When I think about how we create our own reality through the filter of our thoughts and expectations and feelings, I can see how fitting it was that “enjoyment” looked crass and empty to me, and the things I would have truly enjoyed seemed too distant or ethereal or unachievable.

And my memories of feeling deeply insecure and unworthy when good things did happen completes the picture.

Because there were always good things there, I just didn’t think I deserved to have them, and feeling undeserving I sought to change myself to become worthy of the freedom, love and happiness I wanted.

That is why my prayers went unanswered – I was praying to not be me. Or I prayed to be rid of unwanted conditions, all the while clinging to the thoughts and feelings that exacerbated and created those conditions.

Feeling better is unconditional

Lately I’ve discovered that I do not need conditions to change in order for me to feel better.

That includes the internal conditions I have set such stock in: solving problems, finding answers, understanding, engaging with negative emotions, making progress.

I don’t need to do any of that to feel better, because feeling better is intrinsic to our nature.

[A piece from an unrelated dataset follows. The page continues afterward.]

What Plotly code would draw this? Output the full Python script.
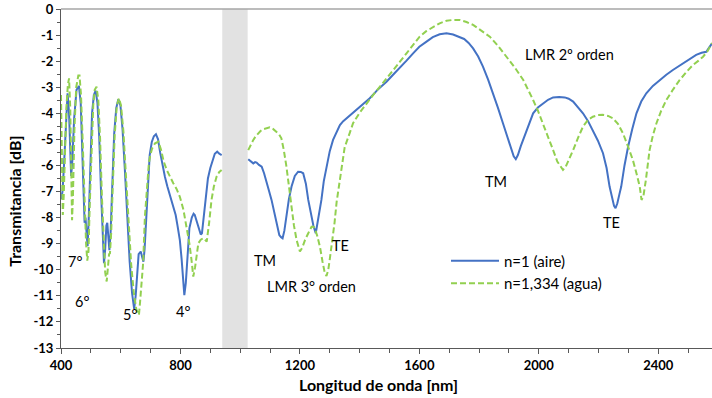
import plotly.graph_objects as go

# Espectros de transmisión (longitud de onda en nm, transmitancia en dB)
aire_wl = [400, 405, 410, 415, 422, 427, 431, 434, 438, 444, 452, 460, 466, 471, 476, 479, 482, 485, 489,
           493, 498, 504, 510, 516, 522, 528, 534, 539, 544, 548, 552, 555, 558, 562, 566, 572, 578, 585,
           592, 599, 606, 614, 622, 630, 638, 645, 650, 655, 660, 667, 672, 676, 680, 685, 690, 697, 704,
           711, 718, 725, 732, 740, 748, 756, 764, 770, 776, 784, 790, 798, 804, 809, 813, 818, 824, 830,
           838, 844, 848, 856, 862, 868, 872, 878, 884, 892, 900, 908, 915, 923, 930, 938, None,
           1027, 1035, 1044, 1050, 1055, 1063, 1072, 1080, 1088, 1096, 1105, 1114, 1122, 1131, 1137, 1142,
           1148, 1155, 1163, 1172, 1183, 1194, 1203, 1211, 1220, 1228, 1236, 1245, 1253, 1259, 1265, 1272,
           1280, 1289, 1300, 1311, 1323, 1334, 1345, 1356, 1372, 1390, 1410, 1434, 1460, 1490, 1512, 1534,
           1557, 1579, 1600, 1624, 1645, 1668, 1691, 1713, 1735, 1750, 1765, 1780, 1797, 1813, 1830, 1847,
           1863, 1880, 1895, 1908, 1916, 1923, 1930, 1940, 1948, 1964, 1981, 1997, 2014, 2031, 2048, 2068,
           2087, 2100, 2115, 2131, 2148, 2165, 2181, 2198, 2215, 2227, 2237, 2246, 2252, 2257, 2263, 2270,
           2276, 2287, 2299, 2313, 2327, 2343, 2360, 2382, 2405, 2427, 2449, 2472, 2494, 2510, 2527, 2545,
           2561, 2572, 2580]
aire_db = [-7.3, -7.0, -6.0, -4.6, -3.23, -4.0, -5.8, -6.4, -5.8, -4.2, -3.1, -2.95, -3.6, -5.5, -7.6, -8.2,
           -8.0, -8.6, -9.1, -8.0, -5.8, -4.0, -3.3, -3.13, -3.6, -4.9, -7.0, -8.8, -9.75, -9.2, -8.3, -8.2,
           -8.6, -9.25, -8.6, -6.5, -4.8, -3.8, -3.46, -3.7, -4.6, -6.2, -8.0, -9.7, -10.9, -11.5, -11.0,
           -10.0, -9.4, -9.3, -9.6, -9.69, -9.2, -8.0, -6.8, -5.6, -5.1, -4.88, -4.8, -5.0, -5.5, -6.0, -6.43,
           -6.8, -7.1, -7.35, -7.58, -7.9, -8.3, -8.86, -9.6, -10.4, -10.97, -10.5, -9.2, -8.4, -8.0, -7.85,
           -7.9, -8.2, -8.45, -8.65, -8.6, -8.0, -7.2, -6.5, -6.1, -5.8, -5.55, -5.47, -5.55, -5.6, None,
           -5.76, -5.85, -5.92, -5.87, -5.89, -5.98, -6.05, -6.3, -6.68, -6.95, -7.32, -7.8, -8.22, -8.67,
           -8.75, -8.79, -8.5, -7.96, -7.3, -6.81, -6.4, -6.24, -6.25, -6.3, -6.7, -7.32, -7.8, -8.3, -8.6,
           -8.2, -7.8, -7.32, -6.6, -6.05, -5.45, -5.02, -4.7, -4.45, -4.3, -4.19, -4.02, -3.87, -3.65, -3.42,
           -3.1, -2.79, -2.52, -2.27, -1.98, -1.7, -1.45, -1.25, -1.08, -0.97, -0.93, -0.98, -1.08, -1.15,
           -1.3, -1.51, -1.82, -2.21, -2.7, -3.23, -3.78, -4.38, -4.95, -5.41, -5.65, -5.76, -5.6, -5.25,
           -5.02, -4.5, -4.0, -3.78, -3.62, -3.48, -3.39, -3.37, -3.39, -3.44, -3.55, -3.75, -4.0, -4.3,
           -4.64, -5.05, -5.53, -6.1, -6.81, -7.3, -7.55, -7.64, -7.45, -7.1, -6.81, -6.0, -5.28, -4.6, -4.0,
           -3.55, -3.23, -2.95, -2.72, -2.52, -2.34, -2.17, -2.02, -1.88, -1.76, -1.68, -1.64, -1.45, -1.32]

agua_wl = [400, 402, 404, 406, 409, 413, 418, 423, 427, 431, 434, 437, 440, 445, 451, 458, 462, 467, 473,
           479, 484, 488, 492, 496, 502, 508, 513, 519, 525, 531, 537, 543, 548, 553, 557, 561, 564, 568,
           574, 580, 587, 594, 601, 609, 617, 626, 635, 644, 652, 658, 661, 665, 670, 675, 681, 688, 694,
           698, 705, 715, 726, 735, 744, 754, 765, 776, 787, 798, 810, 821, 830, 837, 843, 849, 855, 860,
           868, 876, 882, 888, 896, 904, 912, 921, 930, 938, None,
           1027, 1035, 1044, 1052, 1060, 1068, 1077, 1088, 1099, 1110, 1122, 1130, 1138, 1146, 1155, 1163,
           1172, 1180, 1189, 1195, 1200, 1208, 1217, 1228, 1239, 1245, 1250, 1258, 1267, 1276, 1283, 1289,
           1295, 1300, 1306, 1316, 1323, 1330, 1338, 1350, 1367, 1378, 1400, 1423, 1445, 1468, 1490, 1512,
           1535, 1557, 1579, 1601, 1623, 1646, 1668, 1691, 1712, 1735, 1758, 1780, 1808, 1836, 1864, 1892,
           1920, 1948, 1965, 1981, 1997, 2014, 2031, 2048, 2062, 2075, 2081, 2090, 2100, 2115, 2131, 2148,
           2165, 2181, 2198, 2215, 2232, 2248, 2265, 2282, 2298, 2315, 2327, 2338, 2344, 2350, 2358, 2371,
           2382, 2394, 2410, 2427, 2450, 2472, 2494, 2516, 2535, 2550, 2565, 2572, 2580]
agua_db = [-3.3, -4.5, -6.5, -7.9, -7.2, -5.5, -3.8, -2.9, -2.66, -3.8, -6.0, -8.1, -7.2, -4.6, -3.0, -2.55,
           -2.55, -3.3, -5.2, -7.5, -9.0, -9.65, -9.3, -7.6, -5.3, -3.7, -3.1, -2.98, -3.5, -5.0, -7.2, -9.2,
           -10.1, -10.45, -9.8, -9.4, -9.37, -8.6, -6.6, -4.8, -3.7, -3.42, -3.7, -4.7, -6.3, -8.2, -9.8,
           -10.9, -11.5, -11.7, -11.73, -11.2, -10.3, -9.75, -7.96, -6.7, -5.95, -5.66, -5.35, -5.15, -5.09,
           -5.4, -5.85, -6.17, -6.45, -6.68, -6.9, -7.2, -7.7, -8.35, -9.0, -9.62, -10.26, -9.9, -9.3, -8.98,
           -8.85, -8.79, -8.85, -8.92, -8.2, -7.32, -6.8, -6.43, -6.25, -6.17, None,
           -5.41, -5.2, -5.02, -4.88, -4.77, -4.68, -4.61, -4.56, -4.54, -4.6, -4.7, -4.8, -4.96, -5.4,
           -6.05, -6.8, -7.58, -8.3, -8.86, -9.15, -9.3, -9.15, -8.86, -8.6, -8.35, -8.35, -8.41, -8.7,
           -9.11, -9.7, -10.1, -10.24, -10.0, -9.6, -9.11, -8.2, -7.4, -6.8, -6.2, -5.3, -4.75, -4.38,
           -3.98, -3.62, -3.3, -2.98, -2.65, -2.34, -2.02, -1.7, -1.37, -1.06, -0.85, -0.68, -0.55, -0.45,
           -0.42, -0.42, -0.5, -0.61, -0.82, -1.06, -1.42, -1.83, -2.25, -2.72, -3.1, -3.49, -3.9, -4.38,
           -4.9, -5.41, -5.85, -6.1, -6.17, -6.05, -5.8, -5.41, -4.95, -4.51, -4.25, -4.13, -4.07, -4.06,
           -4.1, -4.19, -4.4, -4.77, -5.25, -5.79, -6.3, -6.81, -7.32, -7.2, -6.6, -5.41, -4.85, -4.38,
           -3.9, -3.49, -3.08, -2.72, -2.42, -2.15, -1.98, -1.83, -1.62, -1.44, -1.3]

serie_nombres = ["n=1 (aire)", "n=1,334 (agua)"]

# Etiquetas de las resonancias: (texto, longitud de onda, dB)
etiquetas = [
    ("7°", 447, -9.7), ("6°", 470, -11.2), ("5°", 631, -11.7), ("4°", 808, -11.6),
    ("TM", 1083, -9.66), ("TE", 1337, -9.05), ("LMR 3° orden", 1240, -10.66),
    ("TM", 1856, -6.6), ("TE", 2244, -8.17), ("LMR 2º orden", 2103, -1.73),
]

# Zona sin medida entre detectores
banda_sin_datos = (940, 1025)

xtick_vals = [400, 800, 1200, 1600, 2000, 2400]
xtick_text = ["400", "800", "1200", "1600", "2000", "2400"]
ytick_vals = list(range(0, -14, -1))
ytick_text = ["0"] + [f"-{i}" for i in range(1, 14)]

titulo_x = "Longitud de onda [nm]"
titulo_y = "Transmitancia [dB]"

FONT = "Lato, Open Sans, sans-serif"
AXIS_COLOR = "#595959"

fig = go.Figure()
fig.add_trace(go.Scatter(x=aire_wl, y=aire_db, mode="lines", name=serie_nombres[0],
                         line=dict(color="#4472C4", width=2), connectgaps=False))
fig.add_trace(go.Scatter(x=agua_wl, y=agua_db, mode="lines", name=serie_nombres[1],
                         line=dict(color="#92D050", width=2, dash="6px,3px"), connectgaps=False))

fig.add_shape(type="rect", xref="x", yref="paper", x0=banda_sin_datos[0], x1=banda_sin_datos[1],
              y0=0, y1=1, fillcolor="#E2E2E2", line=dict(width=0), layer="below")
# borde superior del área de trazado
fig.add_shape(type="line", xref="paper", yref="paper", x0=0, x1=1, y0=1, y1=1,
              line=dict(color="#A6A6A6", width=1.5))

for texto, x, y in etiquetas:
    fig.add_annotation(x=x, y=y, text=texto, showarrow=False,
                       font=dict(family=FONT, size=14.5, color="#000000"))

# títulos de los ejes
fig.add_annotation(xref="paper", yref="paper", x=0.488, y=-0.109, text=f"<b>{titulo_x}</b>",
                   showarrow=False, xanchor="center", yanchor="middle",
                   font=dict(family=FONT, size=16, color="#000000"))
fig.add_annotation(xref="paper", yref="paper", x=-0.0707, y=0.434, text=f"<b>{titulo_y}</b>",
                   showarrow=False, textangle=-90, xanchor="center", yanchor="middle",
                   font=dict(family=FONT, size=16, color="#000000"))

fig.update_layout(
    width=712, height=398,
    margin=dict(l=61, r=0, t=9, b=50),
    paper_bgcolor="white", plot_bgcolor="white",
    font=dict(family=FONT, color="#000000"),
    showlegend=True,
    legend=dict(x=0.5914, y=0.305, xanchor="left", yanchor="top", bgcolor="rgba(0,0,0,0)",
                itemwidth=48, font=dict(family=FONT, size=15, color="#000000"), tracegroupgap=0),
    xaxis=dict(range=[400, 2580], tickvals=xtick_vals, ticktext=xtick_text,
               showgrid=False, zeroline=False, showline=True, linecolor=AXIS_COLOR, linewidth=1,
               ticks="outside", ticklen=5, tickcolor=AXIS_COLOR,
               minor=dict(dtick=100, tick0=400, ticks="outside", ticklen=4, tickcolor=AXIS_COLOR),
               tickfont=dict(family=FONT, size=13, color="#000000", weight="bold")),
    yaxis=dict(range=[-13, 0], tickvals=ytick_vals, ticktext=ytick_text,
               showgrid=False, zeroline=False, showline=True, linecolor=AXIS_COLOR, linewidth=1,
               ticks="outside", ticklen=4, tickcolor=AXIS_COLOR,
               minor=dict(dtick=0.5, tick0=0, ticks="outside", ticklen=3, tickcolor=AXIS_COLOR),
               tickfont=dict(family=FONT, size=13, color="#000000", weight="bold")),
)

fig.write_html("out.html")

It is only the conditions we set upon it that keep us from naturally feeling better.

So when I ask whether I deserve to enjoy life, I think the question must be flawed, because feeling better is unconditional and enjoying life is something that flows naturally from feeling better.

If I can naturally feel better simply by not placing any conditions on it, then what is the relevance of desert? Why do I have to deserve to feel better, in addition to simply being able to feel better?

It’s actually exciting to know that enjoying life will flow naturally from feeling better, which in turn flows naturally from not placing conditions on it.

And feeling excited about life is a very good place to be!